Repeatedly and in slow motion, we are given a perfect, unobstructed view of Lujan’s ear during the 10th round. What had seemed mildly unsettling only moments before was now like watching the Zapruder film: a Margarito right hand, the spray of blood as Lujan’s head snaps backward and to his right, and — freeze frame, right there — the swollen red bulb of Lujan’s upper ear drooping tenuously from the front-to-back tear where his cartilage had separated from his skull.

It’s Tim Krumrie’s leg all over again. I flinch, I grimace, I hiss through gritted teeth at the mere thought of it.

What happens next, however, is a great education if you’re a fight fan, because Lujan happens to have a top-notch cut man working in his corner. I’ve seen cut men, in 60 seconds or less, press down the swelling and seal gashes around boxers’ eyes to stop the bleeding and restore their vision, at least enough to sustain them through the next three minutes of abuse.

What Lujan’s cut man performs, however, is nothing short of magic. (For Lujan’s part, now that he has a moment to sit pensively and reassess his career opportunities, the treatment seems to cause him more pain than the beating he was taking only a minute ago.) The cut man displays his sleight of hand, pressing against the blood clot, gradually forcing it entirely out of Lujan’s ear.

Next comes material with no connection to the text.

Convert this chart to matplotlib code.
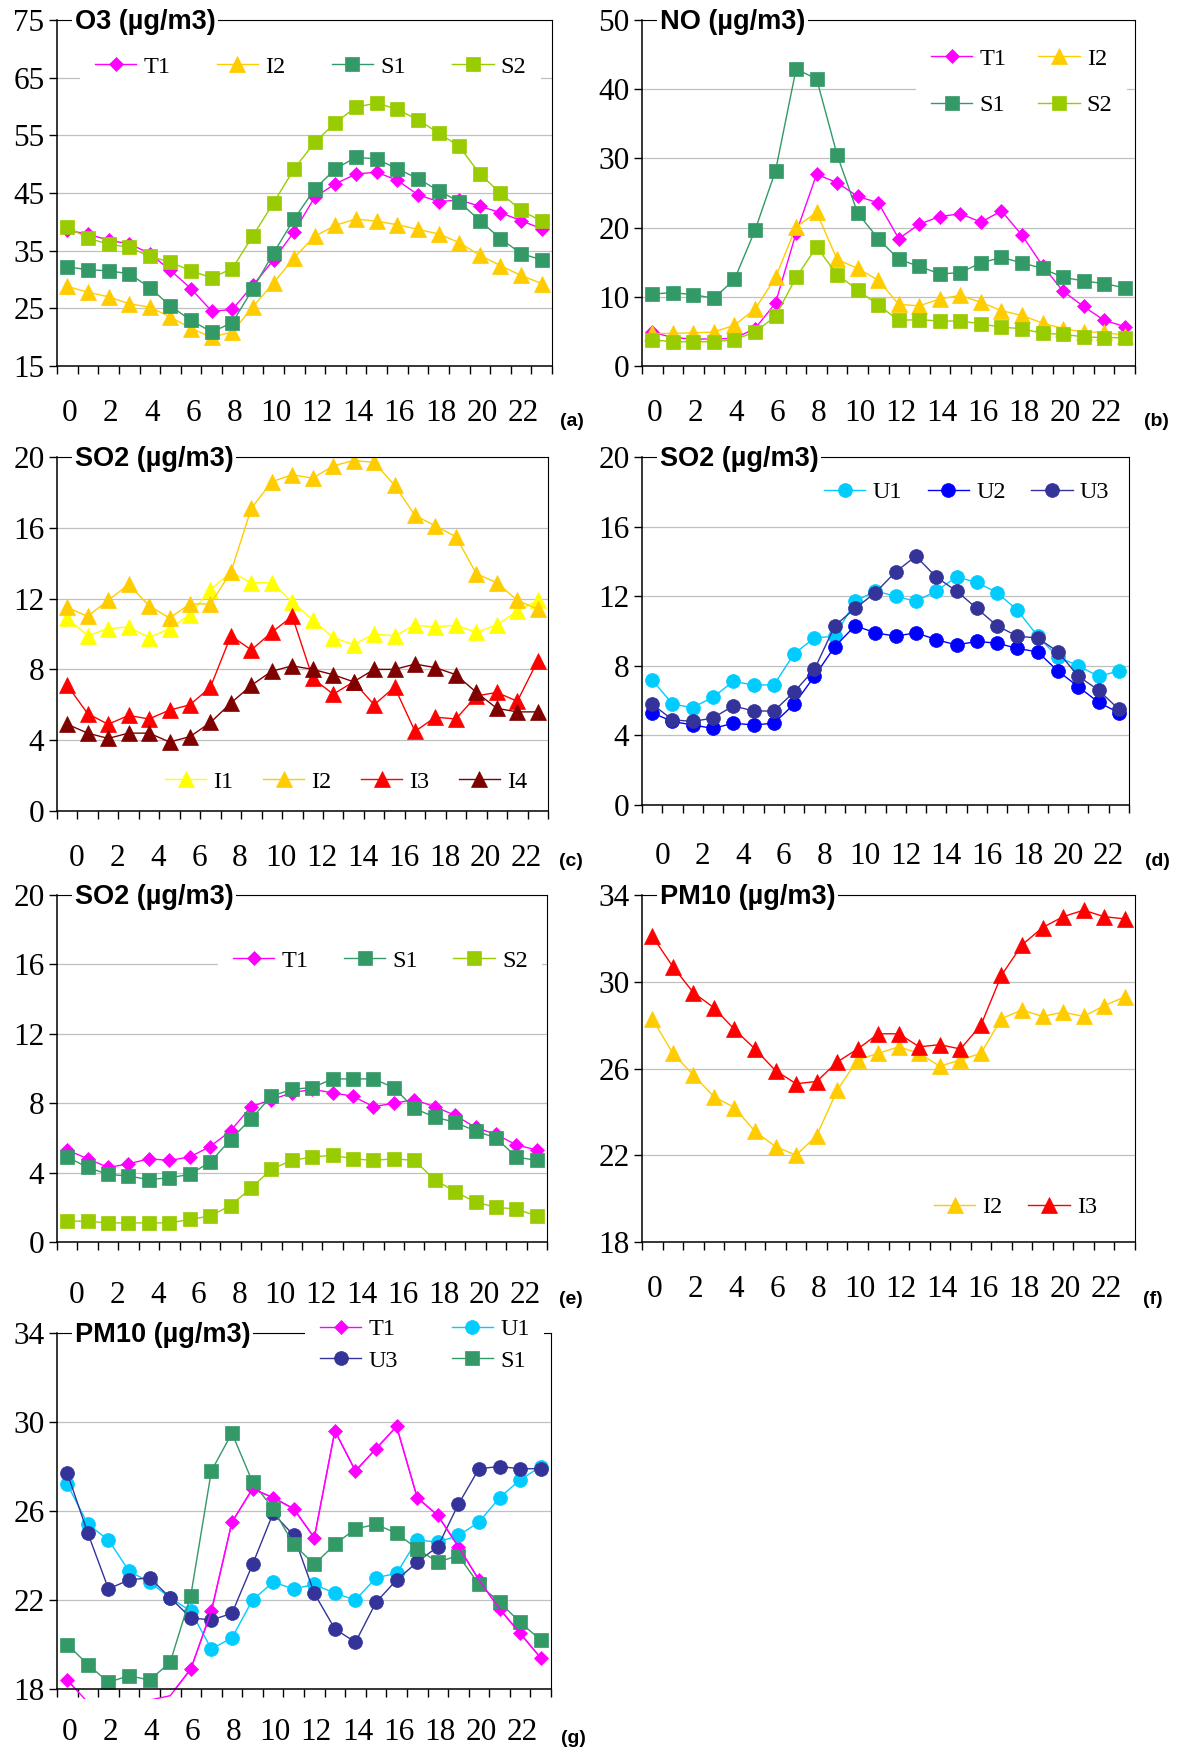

Next he soaks up the blood with a towel, giving himself a clean view as he goes to work on the tear, wielding his arsenal of cotton swabs and salves, and in the time it would take you to read this sentence out loud, voila! he has seemingly made whole what Antonio Margarito had rent asunder.

Cut to the center of the ring now as a victorious Margarito stands amid his entourage, soaking up the adulation of the crowd. The referee hands him his title belt, in which he seems only mildly interested. After several seconds, Lujan enters the shot, approaching his opponent with two seemingly perfect ears (at least for a guy who’s just been hit roughly 400 times in a span of 40 minutes).

The two men embrace. “No hard feelings.” “Congratulations on a great fight.” “Hey, your ear looks great. My compliments to your corner man.” Or some such sportsmanlike banter (translated from Spanish).

My favorite remark of the night came during this last scene, when the network’s color man, our expert on the subject of “cawlee-flower ears,” noted that Lujan is a great competitor, who’ll bounce back from this loss and get right back to training for his next fight… but first, it’s off to hospital to get that ear reattached.

Oh, to be an E.R. doc in Atlantic City on a Friday night.